Cartes et territoires
John Freeman souligne le côté magique des lieux. Qui nous influencent, certes, mais que nous marquons aussi de notre propre empreinte.
Souvenirs capturés dans un coin de paysage urbain, minuscules frémissements mentaux d’une méditation intérieure… Le regard de John Freeman, ancien directeur de la revue Granta à Londres, n’est pas de ceux qui cherchent l’effet ou l’étincelle. De ses images se dégagent au contraire une sorte de respect millimétré du réel qui n’affectionne ni l’esthétique ni le sentimental.
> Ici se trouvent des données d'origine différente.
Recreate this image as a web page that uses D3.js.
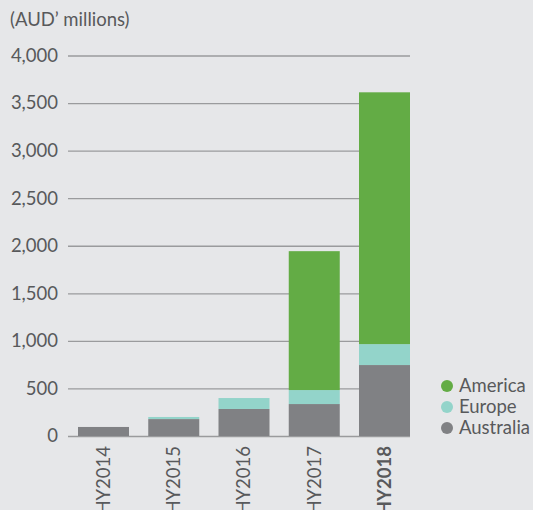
<!DOCTYPE html>
<html>
<head>
<meta charset="utf-8">
<script src="https://cdn.jsdelivr.net/npm/d3@7"></script>
<style>
  html, body { margin: 0; padding: 0; background: #e6e7e9; }
  svg { display: block; font-family: Lato, "Open Sans", sans-serif; }
</style>
</head>
<body>
<svg id="chart" width="533" height="510"></svg>
<script>
// Half-year periods and revenue by region (AUD millions)
const periods = ["HY2014", "HY2015", "HY2016", "HY2017", "HY2018"];
const australia = [95, 178, 284, 336, 746];
const europe = [0, 22, 115, 147, 220];
const america = [0, 0, 0, 1460, 2647];
const yTicks = [0, 500, 1000, 1500, 2000, 2500, 3000, 3500, 4000];

const seriesNames = ["Australia", "Europe", "America"];
const colors = { Australia: "#808184", Europe: "#93d4ca", America: "#63ac45" };
const legendOrder = ["America", "Europe", "Australia"];

const rows = periods.map((p, i) => ({
  period: p, Australia: australia[i], Europe: europe[i], America: america[i]
}));

const svg = d3.select("#chart");
const margin = { left: 68, right: 123, top: 55, bottom: 74 };
const W = 533, H = 510;
const fontSize = 18.5;

const x = d3.scaleBand()
  .domain(periods)
  .range([78, W - margin.right])
  .paddingInner(0.274)
  .paddingOuter(0);

const y = d3.scaleLinear()
  .domain([0, 4000])
  .range([H - margin.bottom, margin.top + 0.5]);

const textColor = "#58595b";

// Unit label
svg.append("text")
  .attr("x", 10).attr("y", 26)
  .attr("fill", textColor)
  .attr("font-size", fontSize)
  .text("(AUD\u2019 millions)");

// Gridlines and y tick labels
const yAxis = d3.axisLeft(y)
  .tickValues(yTicks)
  .tickSize(-(W - margin.right - margin.left))
  .tickPadding(10)
  .tickFormat(d3.format(","));

const gy = svg.append("g")
  .attr("transform", `translate(${margin.left},0)`)
  .call(yAxis);
gy.select(".domain").remove();
gy.selectAll(".tick line").attr("stroke", "#9a9b9d").attr("stroke-width", 1.3);
gy.selectAll(".tick text")
  .attr("fill", textColor)
  .attr("font-size", fontSize)
  .attr("font-family", "Lato, sans-serif");

// Stacked bars
const stack = d3.stack().keys(seriesNames);
const layers = stack(rows);

svg.append("g")
  .selectAll("g")
  .data(layers)
  .join("g")
  .attr("fill", d => colors[d.key])
  .selectAll("rect")
  .data(d => d)
  .join("rect")
  .attr("x", d => x(d.data.period))
  .attr("width", x.bandwidth())
  .attr("y", d => y(d[1]))
  .attr("height", d => y(d[0]) - y(d[1]));

// Period labels, rotated
const gx = svg.append("g")
  .attr("transform", `translate(0,${H - margin.bottom})`)
  .call(d3.axisBottom(x).tickSize(0).tickPadding(0));
gx.select(".domain").remove();
gx.selectAll(".tick text")
  .attr("fill", textColor)
  .attr("font-size", fontSize)
  .attr("font-family", "Lato, sans-serif")
  .attr("font-weight", d => d === "HY2018" ? "bold" : "normal")
  .attr("text-anchor", "end")
  .attr("dy", "0.35em")
  .attr("transform", "translate(0,10) rotate(-90)");

// Legend
const legend = svg.append("g")
  .attr("transform", "translate(447,386)");
const items = legend.selectAll("g")
  .data(legendOrder)
  .join("g")
  .attr("transform", (d, i) => `translate(0,${i * 21})`);
items.append("circle")
  .attr("r", 6)
  .attr("fill", d => colors[d]);
items.append("text")
  .attr("x", 12)
  .attr("dy", "0.35em")
  .attr("fill", textColor)
  .attr("font-size", fontSize)
  .text(d => d);
</script>
</body>
</html>
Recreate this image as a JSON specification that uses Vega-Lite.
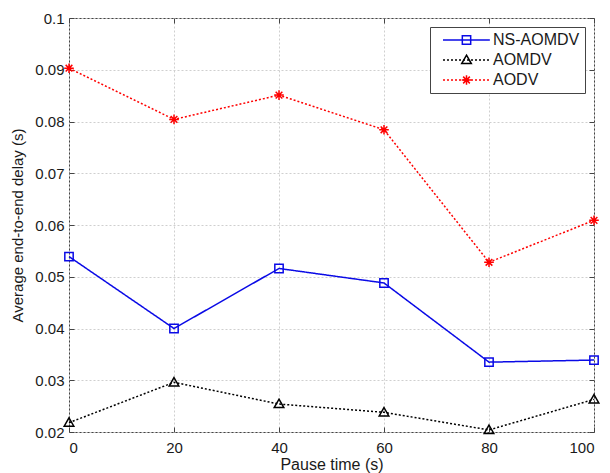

En une série de micro-voyages, il se joue des échelles, superpose les types de lieu, faisant entrer le grand dans le petit, et la clé d’un poème dans son titre.
Le recueil, intitulé Vous êtes ici, s’ouvre par l’évocation des origines. Un grandpère pauvre élevé aux quatre coins de la Californie. Puis la silhouette d’une mère sacrifiée. On passe ensuite de Beyrouth à Alger, et de Sarajevo à Oslo. Le poète tisse la perte, le vide, le sentiment d’être étranger dans des villes jadis familières. La nostalgie d’amours qui ont fait défiler « les heures comme de simples chiffres ». Une foule parisienne « mue par des signaux chimiques », et où « ce soir, tout comme ailleurs, /des milliers d’autres partagent/aussi l’idée qu’une vie n’est pas/seulement une vie, mais un vaisseau/pour le sens que nous lui donnons ». Multipliant les angles, il emprunte des virages et des diagonales invisibles : « lumières, plafonds, empreintes de mains sur le panneau de baskets –/de toutes les topographies, en voilà une que je garde ». L’Américain John Freeman dirige aujourd’hui le site Internet littéraire Literary Hub. Dans ce premier recueil, il tisse cette poésie qui lui a « tenu la main » lorsqu’il a appris les pires nouvelles. Et rappelle qu’ « On ne peut pas se fier à la lumière. Elle a été/ si facilement déviée ».